“Fora as funções religiosas, o tríduo, as novenas, os trabalhos de campo, as ceifas, as vindimas, as fustigações de servos, incestos, incêndios, enforcamentos, invasões de exércitos, saques, estupros, pestes, nós não vimos quase nada. Que coisas pode saber do mundo uma pobre freira?”
A freira que escreve histórias como penitência e narra a acção de “O Cavaleiro Inexistente” (Dom Quixote, 2024), baseando-se (supostamente) em registos antigos, talvez julgue mesmo saber pouco do mundo, mas consegue ver para além das aparências e perceber o vazio por trás das regras que só servem para dispensar o trabalho de pensar. O produto da sua escrita é uma paródia delirante às novelas de cavalaria e às ideias feitas sobre os cavaleiros medievais, protagonizada por um paladino que não existe.
O texto começa com Carlos Magno – um imperador que faz tantas guerras que as confunde – a passar em revista os seus cavaleiros, os quais fervem “como numa panela posta a cozer em fogo lento” dentro das armaduras, ao ponto de ser plausível que alguns tenham adormecido ou desmaiado, e só graças a elas se mantenham em posição nas selas. Entre eles, encontra-se Agilulfo, cuja armadura impecável nada contém. Apesar disso – ou por causa disso –, esta entidade incorpórea é um soldado exemplar: “É assim que se cumpre o dever”, afirma o rei acerca dele, ao sabê-lo movido pela força de vontade e pela fé na causa que serve.
Agilulfo, que tão depressa sente inveja como superioridade face às emoções humanas, começa a dissolver-se sempre que a realidade se torna incerta. Por isso, executa meticulosamente cada tarefa, encaixando às mil maravilhas num meio onde cada palavra e gesto são previsíveis. Para o jovem Rambaldo, que se alista para vingar a morte do pai às mãos de um emir inimigo, Agilulfo é “a presença mais estável” num exército patético, dominado por protocolos absurdos. Ainda assim, quando lhe solicita uma oportunidade de procurar a glória numa qualquer missão grandiosa, vê-se encarregue do controlo das cozinhas do regimento. Como observador, ignorante das regras do jogo, Rambaldo começará a questionar a razão de ser das convenções, ao ponto de acabar por perguntar a si próprio se as suas intenções não serão também rituais que o impedem de desaparecer no nada.

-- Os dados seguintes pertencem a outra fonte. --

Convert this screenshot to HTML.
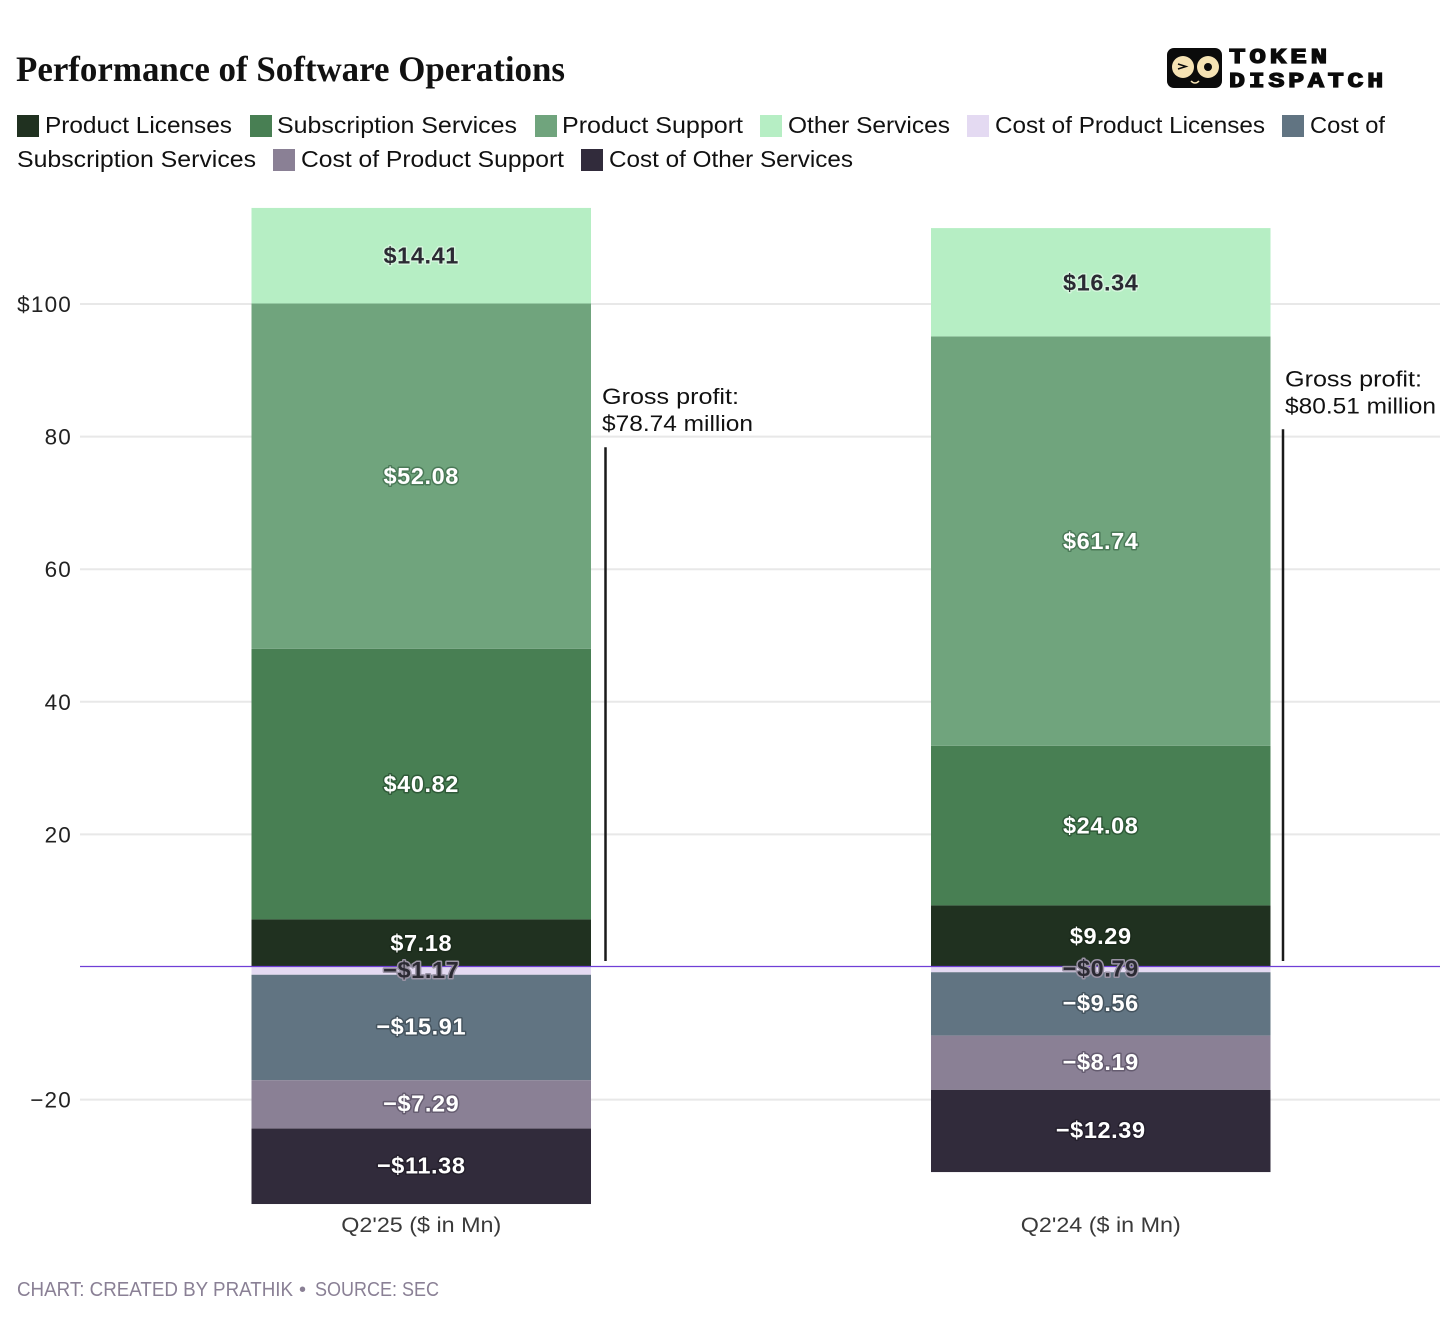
<!DOCTYPE html>
<html lang="en">
<head>
<meta charset="utf-8">
<title>Performance of Software Operations</title>
<style>
html,body{margin:0;padding:0;background:#fff;width:1456px;height:1332px;overflow:hidden}
svg{display:block}
text{font-family:"Liberation Sans",sans-serif}
.legend-text{font-size:23px;fill:#111}
.tick{font-size:22.5px;fill:#222;text-anchor:end;letter-spacing:1.2px}
.cat{font-size:21.5px;fill:#3a3a3a;text-anchor:middle}
.note{font-size:22.5px;fill:#111}
.seg-label{font-size:23.5px;font-weight:700;text-anchor:middle;paint-order:stroke;stroke-width:3px;stroke-linejoin:round;letter-spacing:.6px}
.logo-word{font-family:"Liberation Mono",monospace;font-weight:700;font-size:21px;fill:#0b0b0b;stroke:#0b0b0b;stroke-width:1.2px;letter-spacing:3px}
</style>
</head>
<body>
<svg id="chart" xmlns="http://www.w3.org/2000/svg" width="1456" height="1332" viewBox="0 0 1456 1332">
  <rect width="1456" height="1332" fill="#fff"/>
  <text x="16" y="81" textLength="549" lengthAdjust="spacingAndGlyphs" style="font-family:'Liberation Serif',serif;font-weight:700;font-size:36px;fill:#111">Performance of Software Operations</text>

  <g>
    <rect x="1167" y="48" width="55" height="40" rx="7" fill="#0b0b0b"/>
    <circle cx="1183" cy="67" r="11" fill="#f6e3b4"/>
    <circle cx="1208" cy="67" r="11" fill="#f6e3b4"/>
    <circle cx="1208" cy="67" r="4" fill="#0b0b0b"/>
    <path d="M1178 64l8 2.500-8 2.500" fill="none" stroke="#0b0b0b" stroke-width="1.500"/>
    <path d="M1191 81q4 4 8 0" fill="none" stroke="#f6e3b4" stroke-width="1.500"/>
    <text class="logo-word" x="1229" y="63" textLength="102" lengthAdjust="spacingAndGlyphs">TOKEN</text>
    <text class="logo-word" x="1229" y="87" textLength="158" lengthAdjust="spacingAndGlyphs">DISPATCH</text>
  </g>

  <g>
    <g>
      <rect x="17" y="115" width="22" height="22" fill="#203120"/>
      <text class="legend-text" x="45" y="133" textLength="187" lengthAdjust="spacingAndGlyphs">Product Licenses</text>
    </g>
    <g>
      <rect x="250" y="115" width="22" height="22" fill="#487f53"/>
      <text class="legend-text" x="277" y="133" textLength="240" lengthAdjust="spacingAndGlyphs">Subscription Services</text>
    </g>
    <g>
      <rect x="535" y="115" width="22" height="22" fill="#70a47d"/>
      <text class="legend-text" x="562" y="133" textLength="181" lengthAdjust="spacingAndGlyphs">Product Support</text>
    </g>
    <g>
      <rect x="760" y="115" width="22" height="22" fill="#b6eec4"/>
      <text class="legend-text" x="788" y="133" textLength="162" lengthAdjust="spacingAndGlyphs">Other Services</text>
    </g>
    <g>
      <rect x="967" y="115" width="22" height="22" fill="#e4daf2"/>
      <text class="legend-text" x="995" y="133" textLength="270" lengthAdjust="spacingAndGlyphs">Cost of Product Licenses</text>
    </g>
    <g>
      <rect x="1282" y="115" width="22" height="22" fill="#617482"/>
      <text class="legend-text" x="1310" y="133" textLength="75" lengthAdjust="spacingAndGlyphs">Cost of</text>
      <text class="legend-text" x="17" y="167" textLength="239" lengthAdjust="spacingAndGlyphs">Subscription Services</text>
    </g>
    <g>
      <rect x="273" y="149" width="22" height="22" fill="#8a8095"/>
      <text class="legend-text" x="301" y="167" textLength="263" lengthAdjust="spacingAndGlyphs">Cost of Product Support</text>
    </g>
    <g>
      <rect x="581" y="149" width="22" height="22" fill="#312b3b"/>
      <text class="legend-text" x="609" y="167" textLength="244" lengthAdjust="spacingAndGlyphs">Cost of Other Services</text>
    </g>
  </g>

  <g id="grid"></g>
  <g id="bars"></g>
  <g id="labels"></g>
  <g id="notes"></g>
  <g id="cats"></g>

  <text style="font-size:20px;fill:#8a8095"><tspan x="17" y="1296" textLength="276" lengthAdjust="spacingAndGlyphs">CHART: CREATED BY PRATHIK</tspan><tspan x="299" y="1296">•</tspan><tspan x="315" y="1296" textLength="124" lengthAdjust="spacingAndGlyphs">SOURCE: SEC</tspan></text>
</svg>

<script>
var categories = ["Q2'25 ($ in Mn)", "Q2'24 ($ in Mn)"];
var productLicenses = [7.18, 9.29];
var subscriptionServices = [40.82, 24.08];
var productSupport = [52.08, 61.74];
var otherServices = [14.41, 16.34];
var costProductLicenses = [-1.17, -0.79];
var costSubscriptionServices = [-15.91, -9.56];
var costProductSupport = [-7.29, -8.19];
var costOtherServices = [-11.38, -12.39];
var tickValues = [-20, 20, 40, 60, 80, 100];
var tickLabels = ["\u221220", "20", "40", "60", "80", "$100"];
var grossProfit = [78.74, 80.51];
var grossProfitBracketTop = [78.4, 81.1];
var grossProfitHeading = ["Gross profit:", "Gross profit:"];
var grossProfitText = ["$78.74 million", "$80.51 million"];

var NS = 'http://www.w3.org/2000/svg';
var zeroY = 967, pxPerUnit = 6.63;
function yScale(v) { return zeroY - v * pxPerUnit; }
var barLeft = 251.5, barStep = 679.5, barWidth = 339.5;
function xScale(i) { return barLeft + i * barStep; }
function make(tag, parent) {
  var el = document.createElementNS(NS, tag);
  parent.appendChild(el);
  return el;
}
function money(v) {
  return (v < 0 ? '\u2212$' : '$') + Math.abs(v).toFixed(2);
}

var stacks = [
  {key: 'product-licenses', values: productLicenses, fill: '#203120', text: '#fff', halo: '#1a2a1a'},
  {key: 'subscription-services', values: subscriptionServices, fill: '#487f53', text: '#fff', halo: '#2f5a38'},
  {key: 'product-support', values: productSupport, fill: '#70a47d', text: '#fff', halo: '#4b7a58'},
  {key: 'other-services', values: otherServices, fill: '#b6eec4', text: '#2b2a33', halo: '#d4f5dc'},
  {key: 'cost-product-licenses', values: costProductLicenses, fill: '#e4daf2', text: '#2b2a33', halo: '#9a93a5'},
  {key: 'cost-subscription-services', values: costSubscriptionServices, fill: '#617482', text: '#fff', halo: '#45545f'},
  {key: 'cost-product-support', values: costProductSupport, fill: '#8a8095', text: '#fff', halo: '#655c70'},
  {key: 'cost-other-services', values: costOtherServices, fill: '#312b3b', text: '#fff', halo: '#241f2c'}
];

var grid = document.getElementById('grid');
tickValues.forEach(function (t, i) {
  var line = make('line', grid);
  
  
  line.setAttribute('x1', 80);
  line.setAttribute('x2', 1440);
  line.setAttribute('y1', yScale(t));
  line.setAttribute('y2', yScale(t));
  line.setAttribute('stroke', '#e8e8e8');
  line.setAttribute('stroke-width', 2);
  var label = make('text', grid);
  
  
  label.setAttribute('class', 'tick');
  label.setAttribute('x', 72);
  label.setAttribute('y', yScale(t) + 8);
  label.textContent = tickLabels[i];
});

var bars = document.getElementById('bars');
var labels = document.getElementById('labels');
categories.forEach(function (cat, i) {
  var pos = 0, neg = 0;
  stacks.forEach(function (s) {
    var v = s.values[i];
    var start = v >= 0 ? pos : neg;
    var end = start + v;
    if (v >= 0) { pos = end; } else { neg = end; }
    var top = Math.min(yScale(start), yScale(end));
    var h = Math.abs(yScale(start) - yScale(end));
    var rect = make('rect', bars);
    
    
    rect.setAttribute('x', xScale(i));
    rect.setAttribute('y', top);
    rect.setAttribute('width', barWidth);
    rect.setAttribute('height', h);
    rect.setAttribute('fill', s.fill);
    var t = make('text', labels);
    
    
    t.setAttribute('class', 'seg-label');
    t.setAttribute('x', xScale(i) + barWidth / 2);
    t.setAttribute('y', top + h / 2 + (v >= 0 ? 8 : 7));
    t.setAttribute('fill', s.text);
    t.setAttribute('stroke', s.halo);
    t.textContent = money(v);
  });
});

var baseline = make('line', labels);


baseline.setAttribute('x1', 80);
baseline.setAttribute('x2', 1440);
baseline.setAttribute('y1', yScale(0) - 0.5);
baseline.setAttribute('y2', yScale(0) - 0.5);
baseline.setAttribute('stroke', '#6f3fd6');
baseline.setAttribute('stroke-width', 1.2);
labels.insertBefore(baseline, labels.firstChild);

var notes = document.getElementById('notes');
var noteTextX = [602, 1285];
var noteLineX = [605.5, 1283];
grossProfit.forEach(function (g, i) {
  var top = yScale(grossProfitBracketTop[i]);
  var line = make('line', notes);
  
  
  line.setAttribute('x1', noteLineX[i]);
  line.setAttribute('x2', noteLineX[i]);
  line.setAttribute('y1', top);
  line.setAttribute('y2', 961);
  line.setAttribute('stroke', '#1a1a1a');
  line.setAttribute('stroke-width', 2.5);
  var a = make('text', notes);
  
  
  a.setAttribute('class', 'note');
  a.setAttribute('x', noteTextX[i]);
  a.setAttribute('y', top - 43);
  a.setAttribute('textLength', 137);
  a.setAttribute('lengthAdjust', 'spacingAndGlyphs');
  a.textContent = grossProfitHeading[i];
  var b = make('text', notes);
  
  
  b.setAttribute('class', 'note');
  b.setAttribute('x', noteTextX[i]);
  b.setAttribute('y', top - 16);
  b.setAttribute('textLength', 151);
  b.setAttribute('lengthAdjust', 'spacingAndGlyphs');
  b.textContent = grossProfitText[i];
});

var cats = document.getElementById('cats');
categories.forEach(function (c, i) {
  var t = make('text', cats);
  
  
  t.setAttribute('class', 'cat');
  t.setAttribute('x', xScale(i) + barWidth / 2);
  t.setAttribute('y', 1232);
  t.setAttribute('textLength', 160);
  t.setAttribute('lengthAdjust', 'spacingAndGlyphs');
  t.textContent = c;
});
</script>
</body>
</html>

Do conjunto icónico de personagens, também se destaca Gurdulu, ironicamente dado como escudeiro a Agilulfo, porque a maneira como absorve a identidade de tudo quanto vê faz dele “um homem que existe, mas não sabe que existe”. E como não podia faltar uma figura feminina, temos a guerreira Bradamante, que desperta a paixão de Rambaldo, mas só se interessa por Agilulfo, pois “perdeu o desejo por todos os homens existentes, e o único desejo que lhe resta é por um homem que não existe”. Todos eles, de uma ou outra forma, seguem Agilulfo quando este parte para defender o seu título de cavaleiro, ameaçado pela possibilidade de a donzela cuja virgindade em tempos salvou já não ser, à data, virgem.
Por trás da pena da freira está Italo Calvino (1923-1985), cujo anti-militarismo percorre livremente esta recriação da Idade Média que, apesar de improvável, reflecte com brilhantismo a hipocrisia, a escassez de raciocínio crítico e o culto das aparências em toda a sua actualidade.